───── Data shown
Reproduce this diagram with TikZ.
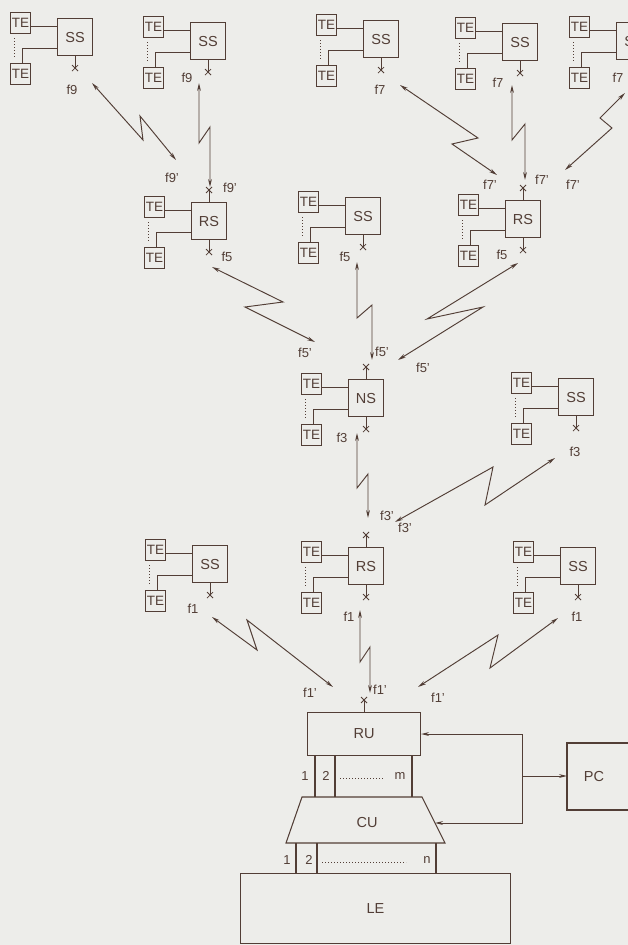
\documentclass[tikz,border=0pt]{standalone}
\usepackage{fontspec}
\setmainfont{Liberation Sans}
\usetikzlibrary{arrows.meta,calc}
\definecolor{ink}{RGB}{82,62,54}
\definecolor{paper}{RGB}{237,237,234}
\tikzset{
  ln/.style={draw=ink, line width=1.05pt},
  bx/.style={ln, minimum width=35pt, minimum height=37pt, inner sep=0pt, font=\fontsize{14.5}{14.5}\selectfont, text=ink},
  te/.style={ln, minimum width=20pt, minimum height=21pt, inner sep=0pt, font=\fontsize{13.5}{13.5}\selectfont, text=ink},
  lbl/.style={font=\fontsize{13}{13}\selectfont, text=ink, inner sep=0pt},
  big/.style={ln, inner sep=0pt, font=\fontsize{14.5}{14.5}\selectfont, text=ink},
  zz/.style={ln, line width=0.95pt, {Stealth[length=8pt,width=3.8pt]}-{Stealth[length=8pt,width=3.8pt]}},
  onearr/.style={ln, line width=0.95pt, -{Stealth[length=8pt,width=3.8pt]}},
  dots/.style={draw=ink, line width=1pt, dotted},
}
\newcommand\mkcell[4]{%
  \node[bx,anchor=north west] (#1) at (#2,#3) {#4};
  \node[te,anchor=north west] (#1a) at ({#2-47},{#3-6}) {TE};
  \node[te,anchor=north west] (#1b) at ({#2-47},{#3+45}) {TE};
  \draw[ln] ([yshift=-3pt]#1a.east) coordinate (#1p) -- (#1p -| #1.west);
  \draw[ln] ([yshift=-11.5pt]#1.west) -| ([xshift=2pt]#1b.north);
  \draw[dots] ([xshift=-6pt,yshift=-4pt]#1a.south) -- ([xshift=-6pt,yshift=4pt]#1b.north);
}
\newcommand\botx[1]{%
  \draw[ln] (#1.south) -- ++(0,12);
  \draw[ln,line width=0.8pt] ([shift={(-3,9)}]#1.south) -- ++(6,6) ([shift={(3,9)}]#1.south) -- ++(-6,6);}
\newcommand\topx[1]{%
  \draw[ln] (#1.north) -- ++(0,-12);
  \draw[ln,line width=0.8pt] ([shift={(-3,-9)}]#1.north) -- ++(6,-6) ([shift={(3,-9)}]#1.north) -- ++(-6,-6);}
\newcommand\zig[8]{\draw[zz] (#1,#2) -- (#3,#4) -- (#5,#6) -- (#7,#8);}
\begin{document}
\begin{tikzpicture}[x=1pt,y=-1pt]
\fill[paper] (0,0) rectangle (628,945);
\useasboundingbox (0,0) rectangle (628,945);
\clip (0,0) rectangle (628,945);
% top row
\mkcell{ssA}{57}{18}{SS}\botx{ssA}
\mkcell{ssB}{190}{22}{SS}\botx{ssB}
\mkcell{ssC}{363}{20}{SS}\botx{ssC}
\mkcell{ssD}{502}{23}{SS}\botx{ssD}
\mkcell{ssE}{616}{22}{SS}\botx{ssE}
% second row
\mkcell{rsL}{191}{202}{RS}\botx{rsL}\topx{rsL}
\mkcell{ssM}{345}{197}{SS}\botx{ssM}
\mkcell{rsR}{505}{200}{RS}\botx{rsR}\topx{rsR}
% third row
\mkcell{ns}{348}{379}{NS}\botx{ns}\topx{ns}
\mkcell{ssF}{558}{378}{SS}\botx{ssF}
% fourth row
\mkcell{ssG}{192}{545}{SS}\botx{ssG}
\mkcell{rsC}{348}{547}{RS}\botx{rsC}\topx{rsC}
\mkcell{ssH}{560}{547}{SS}\botx{ssH}
% radio links
\zig{92}{83}{143}{140}{140}{116}{176}{160}
\zig{199}{83}{199}{143}{210}{127}{210}{187}
\zig{400}{85}{478}{138}{452}{144}{497}{175}
\zig{512}{85}{512}{140}{525}{124}{525}{180}
\zig{625}{93}{600}{118}{612}{128}{565}{170}
\zig{212}{267}{283}{302}{245}{307}{315}{342}
\zig{357}{262}{357}{318}{372}{305}{372}{360}
\zig{518}{263}{427}{319}{483}{307}{398}{360}
\zig{357}{433}{357}{488}{368}{474}{368}{518}
\zig{555}{458}{485}{505}{493}{467}{395}{522}
\zig{212}{617}{257}{650}{247}{620}{333}{687}
\zig{360}{610}{360}{662}{370}{647}{370}{693}
\zig{558}{618}{490}{668}{498}{635}{418}{687}
% labels
\node[lbl] (l1) at (72,90) {f9};
\node[lbl] (l2) at (187,78) {f9};
\node[lbl] (l3) at (172,178) {f9'};
\node[lbl] (l4) at (230,188) {f9'};
\node[lbl] (l5) at (380,90) {f7};
\node[lbl] (l6) at (498,83) {f7};
\node[lbl] (l7) at (618,78) {f7};
\node[lbl] (l8) at (490,185) {f7'};
\node[lbl] (l9) at (542,180) {f7'};
\node[lbl] (l10) at (573,185) {f7'};
\node[lbl] (l11) at (227,257) {f5};
\node[lbl] (l12) at (345,257) {f5};
\node[lbl] (l13) at (502,255) {f5};
\node[lbl] (l14) at (305,353) {f5'};
\node[lbl] (l15) at (382,352) {f5'};
\node[lbl] (l16) at (423,368) {f5'};
\node[lbl] (l17) at (342,438) {f3};
\node[lbl] (l18) at (575,452) {f3};
\node[lbl] (l19) at (387,516) {f3'};
\node[lbl] (l20) at (405,528) {f3'};
\node[lbl] (l21) at (193,609) {f1};
\node[lbl] (l22) at (349,617) {f1};
\node[lbl] (l23) at (577,617) {f1};
\node[lbl] (l24) at (310,693) {f1'};
\node[lbl] (l25) at (380,690) {f1'};
\node[lbl] (l26) at (438,698) {f1'};
% RU / CU / LE / PC
\node[big, minimum width=113pt, minimum height=43pt, anchor=north west] (RU) at (307,712) {RU};
\topx{RU}
\draw[ln] (315,755) -- (315,797) (335,755) -- (335,797) (412,755) -- (412,797);
\node[lbl] (m1) at (305,776) {1};
\node[lbl] (m2) at (326,776) {2};
\draw[dots] (340,778) -- (384,778);
\node[lbl] (mm) at (400,776) {m};
\draw[ln] (302,797) coordinate (cutl) -- (422,797) coordinate (cutr) -- (445,843) coordinate (cubr) -- (286,843) coordinate (cubl) -- cycle;
\node[lbl, font=\fontsize{14.5}{14.5}\selectfont] (CU) at (367,822) {CU};
\coordinate (cuR) at (435,823);
\draw[ln] (296,843) -- (296,873) (317,843) -- (317,873) (436,843) -- (436,873);
\node[lbl] (n1) at (287,860) {1};
\node[lbl] (n2) at (309,860) {2};
\draw[dots] (322,862) -- (406,862);
\node[lbl] (nn) at (427,860) {n};
\node[big, minimum width=270pt, minimum height=70pt, anchor=north west] (LE) at (240,873) {LE};
\draw[ln] (629,743) -| (567,810) -- (629,810);
\node[lbl, font=\fontsize{14.5}{14.5}\selectfont] (PC) at (594,776) {PC};
\coordinate (pcw) at (567,776);
\coordinate (jt) at (522,776);
\draw[zz] (RU.east) -- (RU.east -| jt) -- (jt |- cuR) -- (cuR);
\draw[onearr] (jt) -- (pcw);
\end{tikzpicture}
\end{document}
──────────
■ Request:
Give an exact copy of the material, leaving out every picture.

■ Result for this exercise:
Reproduce this diagram with TikZ.
\documentclass[tikz,border=0pt]{standalone}
\usepackage{fontspec}
\setmainfont{Liberation Sans}
\usetikzlibrary{arrows.meta,calc}
\definecolor{ink}{RGB}{82,62,54}
\definecolor{paper}{RGB}{237,237,234}
\tikzset{
  ln/.style={draw=ink, line width=1.05pt},
  bx/.style={ln, minimum width=35pt, minimum height=37pt, inner sep=0pt, font=\fontsize{14.5}{14.5}\selectfont, text=ink},
  te/.style={ln, minimum width=20pt, minimum height=21pt, inner sep=0pt, font=\fontsize{13.5}{13.5}\selectfont, text=ink},
  lbl/.style={font=\fontsize{13}{13}\selectfont, text=ink, inner sep=0pt},
  big/.style={ln, inner sep=0pt, font=\fontsize{14.5}{14.5}\selectfont, text=ink},
  zz/.style={ln, line width=0.95pt, {Stealth[length=8pt,width=3.8pt]}-{Stealth[length=8pt,width=3.8pt]}},
  onearr/.style={ln, line width=0.95pt, -{Stealth[length=8pt,width=3.8pt]}},
  dots/.style={draw=ink, line width=1pt, dotted},
}
\newcommand\mkcell[4]{%
  \node[bx,anchor=north west] (#1) at (#2,#3) {#4};
  \node[te,anchor=north west] (#1a) at ({#2-47},{#3-6}) {TE};
  \node[te,anchor=north west] (#1b) at ({#2-47},{#3+45}) {TE};
  \draw[ln] ([yshift=-3pt]#1a.east) coordinate (#1p) -- (#1p -| #1.west);
  \draw[ln] ([yshift=-11.5pt]#1.west) -| ([xshift=2pt]#1b.north);
  \draw[dots] ([xshift=-6pt,yshift=-4pt]#1a.south) -- ([xshift=-6pt,yshift=4pt]#1b.north);
}
\newcommand\botx[1]{%
  \draw[ln] (#1.south) -- ++(0,12);
  \draw[ln,line width=0.8pt] ([shift={(-3,9)}]#1.south) -- ++(6,6) ([shift={(3,9)}]#1.south) -- ++(-6,6);}
\newcommand\topx[1]{%
  \draw[ln] (#1.north) -- ++(0,-12);
  \draw[ln,line width=0.8pt] ([shift={(-3,-9)}]#1.north) -- ++(6,-6) ([shift={(3,-9)}]#1.north) -- ++(-6,-6);}
\newcommand\zig[8]{\draw[zz] (#1,#2) -- (#3,#4) -- (#5,#6) -- (#7,#8);}
\begin{document}
\begin{tikzpicture}[x=1pt,y=-1pt]
\fill[paper] (0,0) rectangle (628,945);
\useasboundingbox (0,0) rectangle (628,945);
\clip (0,0) rectangle (628,945);
% top row
\mkcell{ssA}{57}{18}{SS}\botx{ssA}
\mkcell{ssB}{190}{22}{SS}\botx{ssB}
\mkcell{ssC}{363}{20}{SS}\botx{ssC}
\mkcell{ssD}{502}{23}{SS}\botx{ssD}
\mkcell{ssE}{616}{22}{SS}\botx{ssE}
% second row
\mkcell{rsL}{191}{202}{RS}\botx{rsL}\topx{rsL}
\mkcell{ssM}{345}{197}{SS}\botx{ssM}
\mkcell{rsR}{505}{200}{RS}\botx{rsR}\topx{rsR}
% third row
\mkcell{ns}{348}{379}{NS}\botx{ns}\topx{ns}
\mkcell{ssF}{558}{378}{SS}\botx{ssF}
% fourth row
\mkcell{ssG}{192}{545}{SS}\botx{ssG}
\mkcell{rsC}{348}{547}{RS}\botx{rsC}\topx{rsC}
\mkcell{ssH}{560}{547}{SS}\botx{ssH}
% radio links
\zig{92}{83}{143}{140}{140}{116}{176}{160}
\zig{199}{83}{199}{143}{210}{127}{210}{187}
\zig{400}{85}{478}{138}{452}{144}{497}{175}
\zig{512}{85}{512}{140}{525}{124}{525}{180}
\zig{625}{93}{600}{118}{612}{128}{565}{170}
\zig{212}{267}{283}{302}{245}{307}{315}{342}
\zig{357}{262}{357}{318}{372}{305}{372}{360}
\zig{518}{263}{427}{319}{483}{307}{398}{360}
\zig{357}{433}{357}{488}{368}{474}{368}{518}
\zig{555}{458}{485}{505}{493}{467}{395}{522}
\zig{212}{617}{257}{650}{247}{620}{333}{687}
\zig{360}{610}{360}{662}{370}{647}{370}{693}
\zig{558}{618}{490}{668}{498}{635}{418}{687}
% labels
\node[lbl] (l1) at (72,90) {f9};
\node[lbl] (l2) at (187,78) {f9};
\node[lbl] (l3) at (172,178) {f9'};
\node[lbl] (l4) at (230,188) {f9'};
\node[lbl] (l5) at (380,90) {f7};
\node[lbl] (l6) at (498,83) {f7};
\node[lbl] (l7) at (618,78) {f7};
\node[lbl] (l8) at (490,185) {f7'};
\node[lbl] (l9) at (542,180) {f7'};
\node[lbl] (l10) at (573,185) {f7'};
\node[lbl] (l11) at (227,257) {f5};
\node[lbl] (l12) at (345,257) {f5};
\node[lbl] (l13) at (502,255) {f5};
\node[lbl] (l14) at (305,353) {f5'};
\node[lbl] (l15) at (382,352) {f5'};
\node[lbl] (l16) at (423,368) {f5'};
\node[lbl] (l17) at (342,438) {f3};
\node[lbl] (l18) at (575,452) {f3};
\node[lbl] (l19) at (387,516) {f3'};
\node[lbl] (l20) at (405,528) {f3'};
\node[lbl] (l21) at (193,609) {f1};
\node[lbl] (l22) at (349,617) {f1};
\node[lbl] (l23) at (577,617) {f1};
\node[lbl] (l24) at (310,693) {f1'};
\node[lbl] (l25) at (380,690) {f1'};
\node[lbl] (l26) at (438,698) {f1'};
% RU / CU / LE / PC
\node[big, minimum width=113pt, minimum height=43pt, anchor=north west] (RU) at (307,712) {RU};
\topx{RU}
\draw[ln] (315,755) -- (315,797) (335,755) -- (335,797) (412,755) -- (412,797);
\node[lbl] (m1) at (305,776) {1};
\node[lbl] (m2) at (326,776) {2};
\draw[dots] (340,778) -- (384,778);
\node[lbl] (mm) at (400,776) {m};
\draw[ln] (302,797) coordinate (cutl) -- (422,797) coordinate (cutr) -- (445,843) coordinate (cubr) -- (286,843) coordinate (cubl) -- cycle;
\node[lbl, font=\fontsize{14.5}{14.5}\selectfont] (CU) at (367,822) {CU};
\coordinate (cuR) at (435,823);
\draw[ln] (296,843) -- (296,873) (317,843) -- (317,873) (436,843) -- (436,873);
\node[lbl] (n1) at (287,860) {1};
\node[lbl] (n2) at (309,860) {2};
\draw[dots] (322,862) -- (406,862);
\node[lbl] (nn) at (427,860) {n};
\node[big, minimum width=270pt, minimum height=70pt, anchor=north west] (LE) at (240,873) {LE};
\draw[ln] (629,743) -| (567,810) -- (629,810);
\node[lbl, font=\fontsize{14.5}{14.5}\selectfont] (PC) at (594,776) {PC};
\coordinate (pcw) at (567,776);
\coordinate (jt) at (522,776);
\draw[zz] (RU.east) -- (RU.east -| jt) -- (jt |- cuR) -- (cuR);
\draw[onearr] (jt) -- (pcw);
\end{tikzpicture}
\end{document}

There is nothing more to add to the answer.